1. Technical Field
The present invention relates to display sheets, display devices, electronic apparatuses, and methods for producing display sheets.
2. Related Art
Electrophoretic displays utilizing the electrophoresis of particles are known as components that have been employed for the image display section of electronic paper (see, for example, Japanese Patent No. 4348180). The electrophoretic displays have excellent portability and low power consumption, and are particularly suited as the image display section of electronic paper.
Japanese Patent No. 4348180 discloses a display having a front plane that includes a light-transmissive substrate, a light-transmissive electrode, an electro-optic layer and a lamination adhesive layer stacked in this order, and a backplane that is stacked on the lamination adhesive layer. The electro-optic layer has microcapsules each containing white and black electrophoretic particles. Such displays show white color by arranging the white electrophoretic particles on the light-transmissive substrate side in each microcapsule. When light is incident on the electro-optic layer (the microcapsules) through the light-transmissive substrate and the light-transmissive electrode, the white electrophoretic particles in the microcapsules reflect and diffuse the light through the light-transmissive substrate and the light-transmissive electrode.
As this mechanism shows, white color display involves incident light passing through the light-transmissive substrate and the light-transmissive electrode two times. According to the above patent, the light-transmissive substrate and the light-transmissive electrode are both colorless and transparent. However, the light transmittance through the stacked layers is not 100% but is usually 80% to 90%. Provided that the substrate has a light transmittance of 80%, the light coming out through the light-transmissive substrate and the light-transmissive electrode has only 64% of the intensity of the incident light as a result of having passed the substrate two times (80%×80%). Accordingly, the displays of Japanese Patent No. 4348180 cannot achieve a high reflectance of white light and are thus incapable of displaying luminous images.
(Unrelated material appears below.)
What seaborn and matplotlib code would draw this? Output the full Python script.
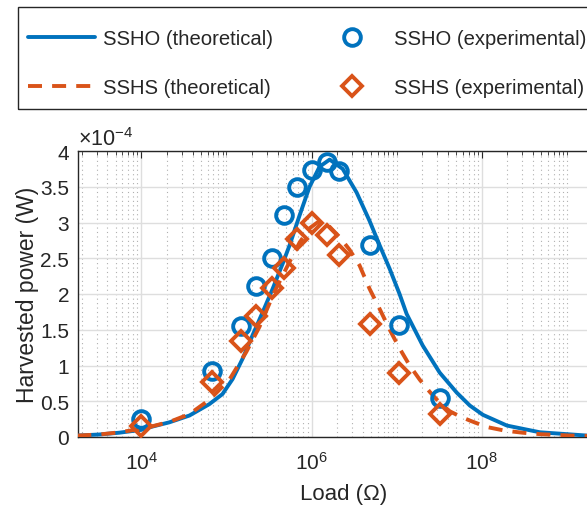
import numpy as np
import pandas as pd

import matplotlib
matplotlib.use("Agg")
import matplotlib.pyplot as plt
from matplotlib.patches import Rectangle
from matplotlib.ticker import FixedLocator, LogLocator, FuncFormatter, MultipleLocator, NullFormatter
import seaborn as sns

# Theoretical curves (power in units of 1e-4 W).
load_theory_ssho = [1.77e3, 3.2e3, 5.5e3, 1.0e4, 1.24e4, 2.13e4, 3.67e4, 6.3e4,
                    8.97e4, 1.18e5, 1.54e5, 2.02e5, 2.65e5, 3.48e5, 4.56e5, 5.51e5,
                    7.23e5, 9.47e5, 1.24e6, 1.63e6, 2.32e6, 3.38e6, 4.81e6, 6.31e6,
                    8.28e6, 1.08e7, 1.31e7, 2.02e7, 3.2e7, 5.08e7, 7.23e7, 1.03e8,
                    1.97e8, 4.81e8, 1.72e9, 3.2e9]
power_theory_ssho = [0.02, 0.035, 0.06, 0.10, 0.135, 0.205, 0.30, 0.46,
                     0.60, 0.81, 1.09, 1.42, 1.74, 2.07, 2.42, 2.68,
                     3.10, 3.50, 3.78, 3.88, 3.75, 3.42, 3.02, 2.68,
                     2.35, 2.00, 1.72, 1.28, 0.90, 0.62, 0.44, 0.31,
                     0.16, 0.066, 0.02, 0.012]

load_theory_sshs = [1.77e3, 3.2e3, 5.5e3, 1.0e4, 1.24e4, 2.13e4, 3.67e4, 6.3e4,
                    1.08e5, 1.71e5, 2.44e5, 3.66e5, 5.51e5, 7.23e5, 9.47e5, 1.17e6,
                    1.54e6, 2.12e6, 2.79e6, 3.66e6, 4.81e6, 6.31e6, 8.28e6, 1.08e7,
                    1.42e7, 1.87e7, 2.45e7, 3.2e7, 4.2e7, 5.5e7, 7.23e7, 1.14e8,
                    1.84e8, 3.0e8, 4.81e8, 1.09e9, 3.2e9]
power_theory_sshs = [0.02, 0.035, 0.065, 0.115, 0.14, 0.21, 0.32, 0.52,
                     0.80, 1.19, 1.54, 2.03, 2.45, 2.72, 2.92, 3.00,
                     2.97, 2.80, 2.62, 2.40, 2.07, 1.79, 1.50, 1.24,
                     1.00, 0.80, 0.63, 0.48, 0.36, 0.29, 0.23, 0.14,
                     0.09, 0.06, 0.04, 0.02, 0.01]

# Experimental points (power in units of 1e-4 W).
load_exp = [1.0e4, 6.8e4, 1.5e5, 2.2e5, 3.4e5, 4.7e5, 6.8e5, 1.0e6, 1.5e6,
            2.1e6, 4.8e6, 1.05e7, 3.2e7]
power_exp_ssho = [0.25, 0.93, 1.55, 2.11, 2.51, 3.11, 3.50, 3.73, 3.84,
                  3.72, 2.69, 1.56, 0.54]
power_exp_sshs = [0.16, 0.77, 1.34, 1.69, 2.08, 2.37, 2.77, 3.00, 2.82,
                  2.54, 1.58, 0.89, 0.32]

labels = ["SSHO (theoretical)", "SSHS (theoretical)",
          "SSHO (experimental)", "SSHS (experimental)"]
x_ticks = [1e4, 1e6, 1e8]

blue = "#0072BD"
orange = "#D95319"
ink = "#262626"

sns.set_theme(style="white")
plt.rcParams["font.family"] = ["Liberation Sans", "DejaVu Sans"]
plt.rcParams["mathtext.fontset"] = "custom"
plt.rcParams["mathtext.rm"] = "Liberation Sans"
plt.rcParams["mathtext.it"] = "Liberation Sans:italic"

W, H = 587, 506
fig = plt.figure(figsize=(W / 100, H / 100), dpi=100)
ax = fig.add_axes([77.5 / W, (H - 438) / H, (609.5 - 77.5) / W, (438 - 152) / H])

th_ssho = pd.DataFrame({"load": load_theory_ssho, "power": power_theory_ssho})
th_sshs = pd.DataFrame({"load": load_theory_sshs, "power": power_theory_sshs})
exp = pd.DataFrame({"load": load_exp, "ssho": power_exp_ssho, "sshs": power_exp_sshs})

sns.lineplot(data=th_ssho, x="load", y="power", ax=ax, color=blue, lw=2.8,
             label=labels[0], legend=False, zorder=3)
sns.lineplot(data=th_sshs, x="load", y="power", ax=ax, color=orange, lw=2.8,
             linestyle=(0, (3.6, 2.6)), label=labels[1], legend=False, zorder=4)
ax.plot(exp["load"], exp["ssho"], ls="none", marker="o", ms=12, mew=2.8,
        mfc="none", mec=blue, label=labels[2], zorder=5)
ax.plot(exp["load"], exp["sshs"], ls="none", marker="D", ms=10.5, mew=2.8,
        mfc="none", mec=orange, label=labels[3], zorder=6)

ax.set_xscale("log")
ax.set_xlim(10 ** 3.25, 10 ** 9.5)
ax.set_ylim(0, 4)
ax.xaxis.set_major_locator(FixedLocator(x_ticks))
ax.xaxis.set_minor_locator(LogLocator(base=10, subs=np.arange(1, 10), numticks=20))
ax.xaxis.set_minor_formatter(NullFormatter())
ax.yaxis.set_major_locator(MultipleLocator(0.5))
ax.yaxis.set_major_formatter(FuncFormatter(lambda v, p: "%g" % v))

ax.grid(True, which="major", color="#dedede", lw=1.0)
ax.grid(True, which="minor", axis="x", color="#b0b0b0", lw=0.8, ls=(0, (1, 3)))
ax.set_axisbelow(True)

for s in ax.spines.values():
    s.set_color(ink)
    s.set_linewidth(1.0)
ax.tick_params(which="both", direction="in", top=True, right=True,
               colors=ink, labelsize=15)
ax.tick_params(which="major", length=5, width=0.8)
ax.tick_params(which="minor", length=3, width=0.6)
ax.tick_params(axis="x", which="major", pad=10)
ax.tick_params(axis="y", which="major", pad=6)

ax.set_xlabel("Load (Ω)", fontsize=16, color=ink, labelpad=7)
ax.set_ylabel("Harvested power (W)", fontsize=16.5, color=ink, labelpad=1)
ax.text(0.0, 1.004, r"$\times10^{-4}$", transform=ax.transAxes, fontsize=15.5,
        color=ink, ha="left", va="bottom")

# Legend box: open on the right, as in the cropped original.
fig.patches.append(Rectangle((18 / W, 1 - 110 / H), 600 / W, 102 / H,
                             transform=fig.transFigure, fill=False,
                             edgecolor=ink, lw=1.0))
handles, _ = ax.get_legend_handles_labels()
leg = fig.legend(handles, labels, ncol=2, loc="upper left",
                 bbox_to_anchor=(9 / W, 1 - 11 / H), fontsize=14.6,
                 frameon=False, handlelength=3.3, handletextpad=0.4,
                 columnspacing=2.24, labelspacing=1.45, borderpad=0.95,
                 borderaxespad=0)

fig.savefig("out.png", dpi=100)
A possible approach to solve such problems, namely to increase the light transmittance of the substrate, is to reduce the thickness of the light-transmissive electrodes. However, reducing the thickness of the light-transmissive electrodes correspondingly increases the electrical resistance of the light-transmissive electrodes. Consequently, voltage drops (uneven voltages within a plane of a light-transmissive electrode) occur when a voltage is applied to the light-transmissive electrodes, and an electric field cannot be applied with the desired intensity to the microcapsules. As a result, the displays cannot be operated stably, and display properties are deteriorated.
As described above, there is a trade-off between increasing the white color reflectance and maintaining display properties with the displays of Japanese Patent No. 4348180.